For my Lawn-Guy-Lander friends, it's my local East Broadway (a la Port Jefferson).
She's .8 mile long. She's got an 18% grade. The annual Highway to Heaven Hill Climb Time Trial rolls up her. She's a touchstone, a reference point, a challenge, and an ambition.
So why not ride her thrice?
Sensations
I have no idea what my cadence was. I don't know my speed. All I know is that it hurt. I tried while sitting. Meh. So the second time I tried to ride her while standing (even though I knew there was absolutely no chance to make the entire length out of the saddle). The third time I intentionally rode a mix, but I wasn't completely happy with my "sensations". I lacked Contador's tranquilo, so as I came down Bonnie Branch the third time, I decided to give her one more go.

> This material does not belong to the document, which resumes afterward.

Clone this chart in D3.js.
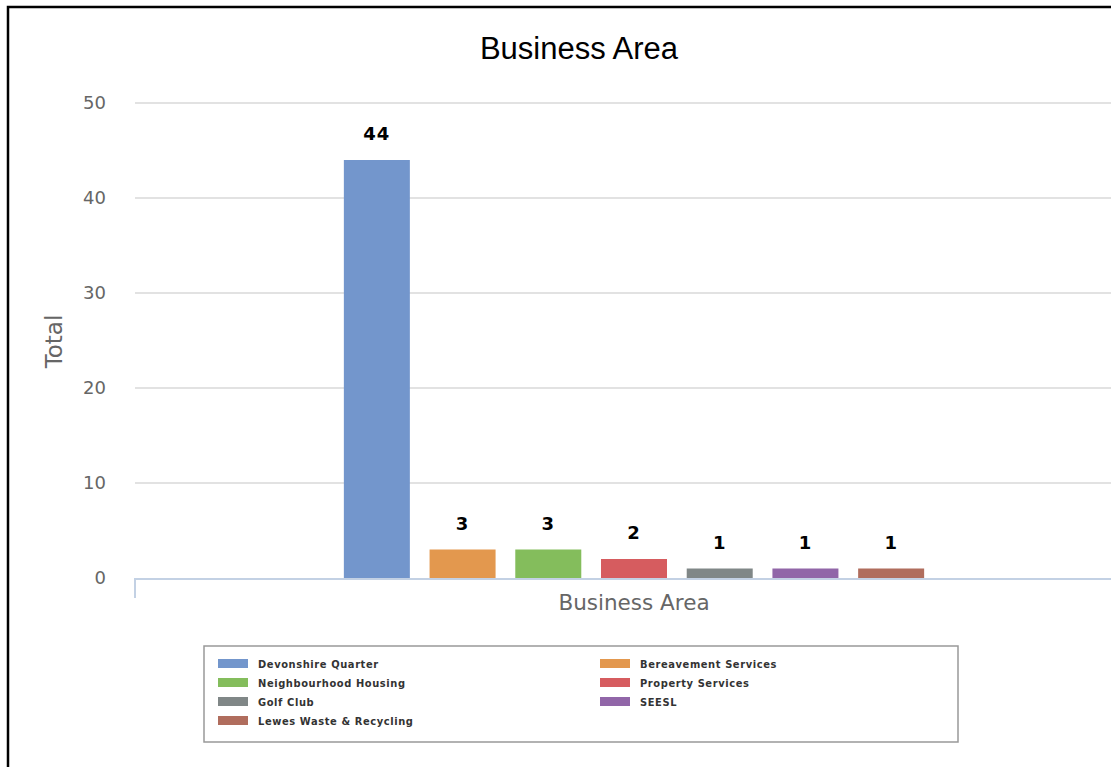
<!DOCTYPE html>
<html><head><meta charset="utf-8">
<script src="https://cdn.jsdelivr.net/npm/d3@7"></script>
<style>body{margin:0;background:#fff;}svg{display:block;}</style>
</head><body>
<svg id="c" width="1111" height="767"></svg>
<script>
const title = "Business Area";
const xAxisTitle = "Business Area";
const yAxisTitle = "Total";
const groups = ["Business Area"];
const seriesNames = ["Devonshire Quarter","Bereavement Services","Neighbourhood Housing","Property Services","Golf Club","SEESL","Lewes Waste & Recycling"];
const seriesValues = [44,3,3,2,1,1,1];
const seriesColors = ["#7396cc","#e3984e","#84bd5c","#d65c5f","#808787","#9166a8","#b06d5d"];
const yTicks = [0,10,20,30,40,50];

const svg = d3.select("#c");
// frame
svg.append("path").attr("d","M8,767 L8,7 L1111,7").attr("fill","none").attr("stroke","#000").attr("stroke-width",2.5);

const pLeft = 135, pRight = 1133, pTop = 103, pBottom = 578;
const y = d3.scaleLinear().domain([0,50]).range([pBottom, pTop]);
const x0 = d3.scaleBand().domain(groups).range([pLeft, pRight]).paddingOuter(0.2);
const x1 = d3.scaleBand().domain(seriesNames).range([0, 600]).paddingInner(0.23).paddingOuter(0.115);
const gx = x0(groups[0]) + (x0.bandwidth() - 600) / 2;

// title
svg.append("text").attr("x",579).attr("y",59).attr("text-anchor","middle")
  .attr("font-family","Liberation Sans, Arial, sans-serif").attr("font-size",31).attr("fill","#000").text(title);

// gridlines
svg.append("g").selectAll("line").data(yTicks.filter(d=>d>0)).join("line")
  .attr("x1",pLeft).attr("x2",1111).attr("y1",d=>y(d)).attr("y2",d=>y(d))
  .attr("stroke","#d9d9d9").attr("stroke-width",1.5);

// y tick labels
const yAxis = d3.axisLeft(y).tickValues(yTicks).tickSize(0).tickPadding(0);
const ga = svg.append("g").attr("transform",`translate(106,0)`).call(yAxis);
ga.select(".domain").remove();
ga.selectAll("text").attr("font-family","DejaVu Sans, sans-serif").attr("font-size",18).attr("fill","#666").attr("dy","0.32em");

// y title
svg.append("text").attr("transform",`translate(62,${(pTop+pBottom)/2+1}) rotate(-90)`).attr("text-anchor","middle")
  .attr("font-family","DejaVu Sans, sans-serif").attr("font-size",23).attr("fill","#666").text(yAxisTitle);

// bars
svg.append("g").selectAll("rect").data(seriesValues).join("rect")
  .attr("x",(d,i)=>gx + x1(seriesNames[i])).attr("width",x1.bandwidth())
  .attr("y",d=>y(d)).attr("height",d=>pBottom - y(d))
  .attr("fill",(d,i)=>seriesColors[i]);

// labels
svg.append("g").selectAll("text").data(seriesValues).join("text")
  .attr("x",(d,i)=>gx + x1(seriesNames[i]) + x1.bandwidth()/2).attr("y",d=>y(d)-20)
  .attr("text-anchor","middle").attr("font-family","DejaVu Sans, sans-serif").attr("font-weight","bold")
  .attr("font-size",18).attr("letter-spacing",1).attr("fill","#000").text(d=>d);

// x axis baseline + left axis stub
svg.append("line").attr("x1",pLeft).attr("x2",1111).attr("y1",pBottom+1).attr("y2",pBottom+1).attr("stroke","#c3d1e4").attr("stroke-width",2);
svg.append("line").attr("x1",pLeft).attr("x2",pLeft).attr("y1",pBottom).attr("y2",598).attr("stroke","#c3d1e4").attr("stroke-width",2);

// x title
svg.append("text").attr("x",634).attr("y",610).attr("text-anchor","middle")
  .attr("font-family","DejaVu Sans, sans-serif").attr("font-size",21.5).attr("fill","#666").text(xAxisTitle);

// legend
svg.append("rect").attr("x",204).attr("y",646).attr("width",754).attr("height",96)
  .attr("fill","#fff").attr("stroke","#999").attr("stroke-width",1.5);
const lg = svg.append("g").selectAll("g").data(seriesNames).join("g")
  .attr("transform",(d,i)=>`translate(${i%2===0?218:600},${659 + Math.floor(i/2)*19})`);
lg.append("rect").attr("width",30).attr("height",9).attr("fill",(d,i)=>seriesColors[i]);
lg.append("text").attr("x",40).attr("y",8.5).attr("font-family","DejaVu Sans Condensed, DejaVu Sans, sans-serif")
  .attr("font-weight","bold").attr("font-size",11).attr("letter-spacing",0.6).attr("fill","#333").text(d=>d);
</script>
</body></html>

The fourth time was a charm. It may not have been the fastest, but it felt the best—a fair balance between achievement and suffering.
Satisfied, I rolled down River Road to the old part of Ellicott City to try my legs on Oella and Westchester. Three more serious climbs and I headed home.
One Hour in Hell
I started back at the three hour mark. I hadn't eaten—I did bring an almond butter sandwich, but my stomach wasn't interested. I had already consumed three bottles, and I knew that I needed more water. Trusting in serendipity, I headed home, hoping for some refreshment along the way.
This is See-wious! →
I've had better plans.
Each time I thought I might be able to stop, something prevented me. The store was closed, the toothful dog was barking...something kept happening.
I was bonking.
Race Road was a blur as I struggled onward. Then, like a hallucination from an Abbott and Costello movie, a Coca-Cola machine appeared.

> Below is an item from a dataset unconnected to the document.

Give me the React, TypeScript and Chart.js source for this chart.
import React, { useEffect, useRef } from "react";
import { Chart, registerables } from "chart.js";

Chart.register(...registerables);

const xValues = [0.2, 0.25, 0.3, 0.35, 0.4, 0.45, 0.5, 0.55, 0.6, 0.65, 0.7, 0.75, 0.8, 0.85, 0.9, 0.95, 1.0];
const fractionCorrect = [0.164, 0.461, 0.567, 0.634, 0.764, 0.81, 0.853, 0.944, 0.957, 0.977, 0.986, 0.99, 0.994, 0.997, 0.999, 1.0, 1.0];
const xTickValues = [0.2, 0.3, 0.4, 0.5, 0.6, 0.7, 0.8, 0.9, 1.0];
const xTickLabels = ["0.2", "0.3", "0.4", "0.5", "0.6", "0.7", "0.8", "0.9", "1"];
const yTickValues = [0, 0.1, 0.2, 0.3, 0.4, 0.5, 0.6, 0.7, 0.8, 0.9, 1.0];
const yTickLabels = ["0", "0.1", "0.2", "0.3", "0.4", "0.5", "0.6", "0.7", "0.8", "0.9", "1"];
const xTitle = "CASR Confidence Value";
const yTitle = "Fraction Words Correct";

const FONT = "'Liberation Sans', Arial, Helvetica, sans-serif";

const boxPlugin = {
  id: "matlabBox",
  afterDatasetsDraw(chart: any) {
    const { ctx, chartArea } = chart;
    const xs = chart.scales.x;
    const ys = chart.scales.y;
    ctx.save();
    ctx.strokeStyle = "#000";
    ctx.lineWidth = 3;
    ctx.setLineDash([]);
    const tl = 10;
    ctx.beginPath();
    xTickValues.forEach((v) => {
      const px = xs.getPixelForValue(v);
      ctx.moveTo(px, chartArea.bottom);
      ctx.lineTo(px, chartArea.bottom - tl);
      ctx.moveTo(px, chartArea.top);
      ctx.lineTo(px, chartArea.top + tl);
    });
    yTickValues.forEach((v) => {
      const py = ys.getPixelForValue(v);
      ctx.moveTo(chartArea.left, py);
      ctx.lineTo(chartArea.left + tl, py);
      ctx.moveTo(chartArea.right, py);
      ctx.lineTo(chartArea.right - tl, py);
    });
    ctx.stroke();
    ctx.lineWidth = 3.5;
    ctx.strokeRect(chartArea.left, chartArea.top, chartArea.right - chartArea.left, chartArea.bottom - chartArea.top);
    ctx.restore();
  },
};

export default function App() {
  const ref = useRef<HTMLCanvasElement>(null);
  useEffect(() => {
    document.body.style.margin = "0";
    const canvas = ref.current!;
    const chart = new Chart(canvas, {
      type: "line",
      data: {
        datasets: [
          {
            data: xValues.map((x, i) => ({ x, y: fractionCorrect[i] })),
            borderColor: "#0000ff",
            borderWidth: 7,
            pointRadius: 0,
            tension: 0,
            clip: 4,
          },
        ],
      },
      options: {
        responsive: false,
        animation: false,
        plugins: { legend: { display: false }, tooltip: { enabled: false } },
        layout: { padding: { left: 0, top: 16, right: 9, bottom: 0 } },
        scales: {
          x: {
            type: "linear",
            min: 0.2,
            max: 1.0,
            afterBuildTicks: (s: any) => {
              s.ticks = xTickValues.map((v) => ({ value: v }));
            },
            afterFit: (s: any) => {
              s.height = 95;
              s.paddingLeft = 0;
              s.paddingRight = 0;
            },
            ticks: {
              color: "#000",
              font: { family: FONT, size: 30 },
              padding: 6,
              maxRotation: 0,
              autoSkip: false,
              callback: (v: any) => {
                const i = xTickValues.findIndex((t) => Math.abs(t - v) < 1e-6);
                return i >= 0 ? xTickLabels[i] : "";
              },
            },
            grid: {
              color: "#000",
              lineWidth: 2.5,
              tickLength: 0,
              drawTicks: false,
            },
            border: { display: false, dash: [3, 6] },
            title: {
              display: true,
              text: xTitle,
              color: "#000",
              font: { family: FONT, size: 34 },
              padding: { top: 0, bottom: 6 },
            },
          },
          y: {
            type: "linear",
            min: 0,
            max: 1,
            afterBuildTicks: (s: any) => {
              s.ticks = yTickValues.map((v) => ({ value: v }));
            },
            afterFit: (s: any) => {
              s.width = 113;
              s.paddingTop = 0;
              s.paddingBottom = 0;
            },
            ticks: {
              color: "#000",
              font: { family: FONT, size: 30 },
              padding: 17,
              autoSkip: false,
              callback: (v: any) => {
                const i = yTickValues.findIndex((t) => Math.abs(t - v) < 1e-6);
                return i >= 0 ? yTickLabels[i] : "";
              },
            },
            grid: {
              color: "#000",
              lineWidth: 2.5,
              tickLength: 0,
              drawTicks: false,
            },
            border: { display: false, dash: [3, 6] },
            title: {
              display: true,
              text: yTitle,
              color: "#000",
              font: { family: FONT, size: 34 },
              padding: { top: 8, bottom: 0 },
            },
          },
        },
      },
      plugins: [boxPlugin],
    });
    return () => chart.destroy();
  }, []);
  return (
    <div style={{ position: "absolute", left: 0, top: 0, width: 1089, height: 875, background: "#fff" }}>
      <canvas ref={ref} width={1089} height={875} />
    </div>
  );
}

I've had this brain for [42] years. It hasn't done me any good! →
Never—and I mean never—has a vending machine offered so much hope. Serendipitously, I had singles, dollar bills, greenbacks in my jersey. I was going to survive!
I rolled up to the machine. It was humming and vibrating with the satisfaction of a job well done. It was cooling the precious liquids within its bosom . I would survive!

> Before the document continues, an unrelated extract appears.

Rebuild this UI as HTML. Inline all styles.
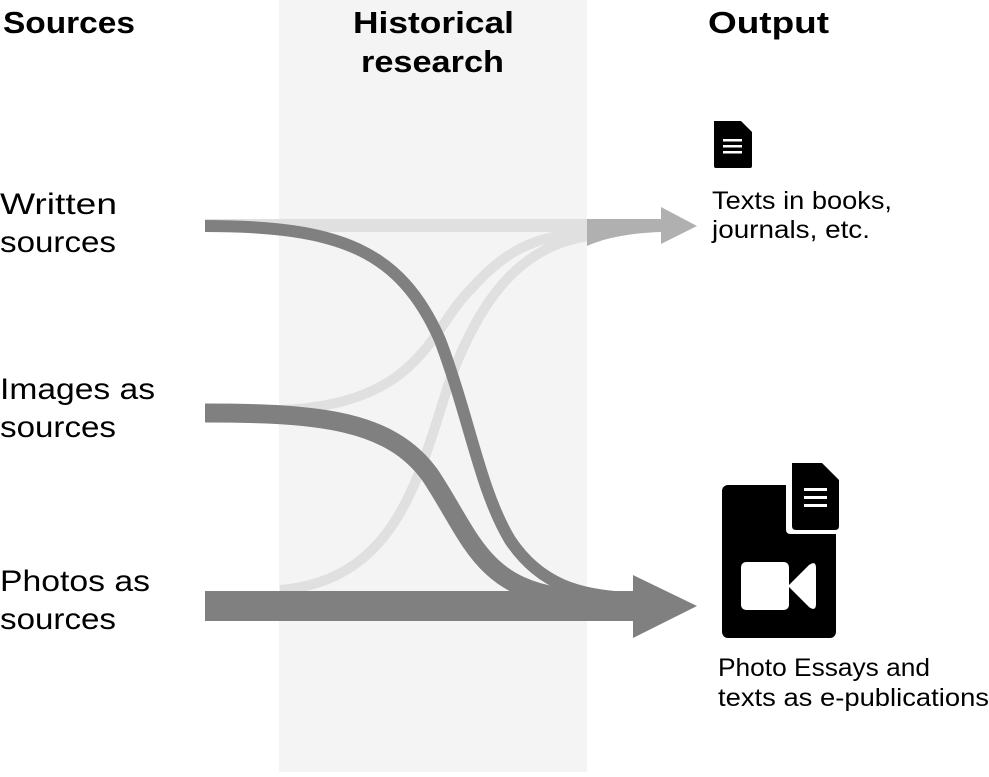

I unzipped my kit and peeled away two of the moist bills. Would the machine scan wet dollars? I inserted the first bill...but I couldn't! My hand was shaking so, and the dollar was so wet, that it limped from my fingers like overcooked pasta. I tried to straighten and flatten the bill, and with two hands (one bracing the other) I tried again to slot it into the machine.
A cheerful whirr sounded like the music from angel's wings. I slotted in the second dollar. With another whirr and a click, I could make my selection.
What to do, what to get, what to drink? Water? Nah, I wanted value for my $1.25. Soda? Hmmm. I've seen the pros quaff Cokes mid-stage, but how would my tummy tolerate the bubbles? Nestea Iced Tea. Yes! Take the damned plunge! Icy-s sweet high-fructose corn syrup satisfaction in a caramel-colored elixir! Do it! Press the button!
I pressed the Nestea Iced Tea button.
whirr, click
whirr, click
whirr, click
whirr, click
Nothing.
Uh oh.
I pressed again.
whirr, click
whirr, click
whirr, click
whirr, click
Nothing.
A thought echoed in my mind:
Insanity: doing the same thing over and over again and expecting different results.
~ Albert Einstein
Oh. My. God.
Heat reflected off the road and the building, baking me as I stood, forlornly staring at the foul machine's red-and-white face. Its satisfying hum mocked me as I suffered. I thought thoughtful thoughts, pondering and puzzling. "Why didn't it work? I made the whirr, click noises! What's happening...oh, maybe it's empty! Maybe...no more iced tea?"
I closed my eyes and visualized. I pictured a frosty bottle of soda. I envisioned my drinking that soda, and I felt the sting of the bubbles as they washed down my throat. I tasted the cloying caramel candy aftertaste as the syrupy residue lingered on my tongue.
I opened my eyes.
I pressed the Coca Cola button.
I was doe-eyed for a Coke like an anime heroine! →
whirr, click
Please...
whirr, click
Oh, please please, please...
whirr, click, ka-THUNK,
Oh. My. Mercy.
Never—and I mean never—has a soda bottle engendered such joy! I opened it. I drank. I snarfed bubbles through my nose. I was going to survive!
Crisis Averted
I emptied the remainder into one of my water bottles. I could feel the sugar (almost) immediately, and I was able to get rolling home. The soda didn't last but ten minutes, but its effect was incalculable!
The remaining hills felt...good. Vollmerhausen was steady and Murray Hill Road was a manageable bump. Now I get it. The pros drink Coke because...it works!
I rolled up the driveway a little richer and a little wiser. Unplugging occasionally is good, it lets you experience the sport for the sport's sake. And for God's sake, when it's that hot outside, MANAGE YOUR FLUIDS!